Весь день я зубрил, готовясь к зачету, так что к вечеру в гудящей голове рецептуры и всякие холиномиметики и холиноблокаторы спутались в какой-то липкий комок неразличимых и бессмысленных звуков. Я уже решил плюнуть на все и завалиться спать, чтобы хотя бы выспаться…
Но на полпути к дивану меня остановил телефонный звонок.
Я снял трубку и услышал взволнованный, задыхающийся голос Володьки Краснова.
— Ром, можно я сейчас забегу к тебе?
— А что случилось? Я уже ложиться думал…
Володька прервал мои возражения:
— Слушай, я все равно уже здесь. Звоню из автомата на углу. Так я зайду?
На самом деле он скорее утверждал, чем спрашивал.
— Ну хорошо. Раз так… Поднимайся. Четвертый этаж, квартира…
— Я помню! — снова перебил он меня и повесил трубку. Голос у него звенел. Если б я хуже знал Володьку, решил бы, пожалуй, что он… напуган.
Но мы проучились с этим человеком вместе четыре года в Медицинской академии, и ни разу за все это время я не заметил в нем не то что страха, но даже тени сомнения или неуверенности в себе.
В 1997 году Володька приехал учиться в город из области, из Черноярского района. Комната в общежитии, вечно шумная и проходная, его не устроила. Поэтому он подрабатывал вечерами грузчиком в магазине, помогал людям при переездах, чтобы иметь возможность оплачивать собственное отдельное жилье. Время от времени родители присылали ему деньги, но он стеснялся висеть на шее у стариков и всячески избегал этого.
Ему удалось отыскать дешевую квартирку в доме на улице Бабушкина.
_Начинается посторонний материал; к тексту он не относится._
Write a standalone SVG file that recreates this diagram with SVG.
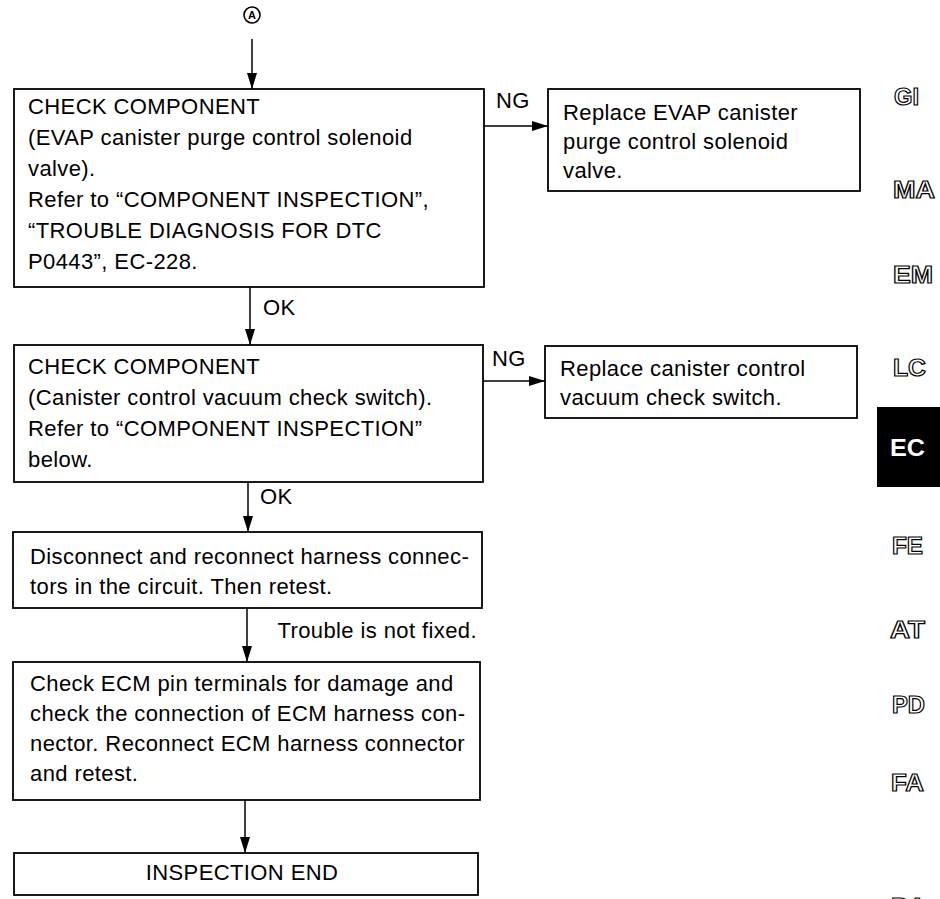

Бывший богатый особняк сразу после революции переделали под коммуналки.
Вот в одной из таких коммуналок мой приятель и снял себе жилье.
Вся квартирка представляла собой кухню, совмещенную с прихожей, и пенального типа комнатушку с унылым индустриальным пейзажем за окном.
Тем не менее Володька был счастлив: в общаге шум стоит иной раз такой, что собственных мыслей не услышишь. А здесь — убого и тесно, зато полное уединение.
Володька нравился мне своим трезвым мышлением и по-крестьянски здоровыми привычками. Он говорил, что всякие страсти — это зависимость, а он не желает ни у кого и тем более ни у чего быть в подчинении.
Я уважал его принципиальность и, поскольку из нас двоих он был старше, часто советовался с ним и привык считаться с его мнением. Мы подружились.
Он никогда не суетился и не волновался попусту.
Поэтому меня так удивил этот звонок.
Когда Володька явился, я впустил его в квартиру и тут же почувствовал, что с ним творится что-то неладное: на бледном лице лихорадочно горели красные сухие глаза с кровавыми прожилками в белках, а руки заметно подрагивали. Он был весь на взводе, как последний торчок. Или как зверь, которого преследует хищник.
— Послушай, — сказал он мне. И замолчал, нервно дрогнув подбородком.
— Слушаю, говори! — Я пытался подбодрить его.
Привел на кухню, усадил, поставил на огонь чайник и приготовился слушать.
— Мы с тобой уже давно знакомы, — сказал он и затрещал пальцами. — Худо-бедно, но все-таки четыре…
— Говори, что случилось! — Я уже и сам разволновался и начал торопить его. Но он не спешил.
— Ты знаешь: я не пью, наркотой не балуюсь. Вообще, в целом… человек тверезый.
— Знаю. Знаю, конечно. Так что ты натворил, тверезый человек?
Усмехнувшись, я отвел глаза — чтобы не видеть, как он дрожит. Чайник выбросил победную струю пара на плите, и я приподнялся, чтобы снять его и достать чашки, как вдруг Володька побледнел еще сильнее — буквально как простыня — ни с того ни с сего. Он схватил меня за руку и удержал на месте.
— Я ничего не натворил. Но… в моей квартире что-то… не так, — сказал он с натугой. Будто язык у него распух и, утратив гибкость, лежит мертвым валиком, не помещаясь во рту. — Не думай, что я сошел с ума. Пока нет, во всяком случае. Но потом… если это будет повторяться… Не исключен, наверное, и такой вариант.
Он нахмурился и озабоченно потер лоб.
Лицо у него в этот момент сделалось уже серым с прозеленью, а лоб покрылся испариной. Судя по его пришибленному виду — он что-то вспоминал сейчас. Что-то ужасное стояло у него перед глазами, не давая возможности отвлечься. Передохнуть.
— Скажи, видеть призраков — это как бы… Ну… К смерти считается? — пробормотал Володя, криво ухмыляясь.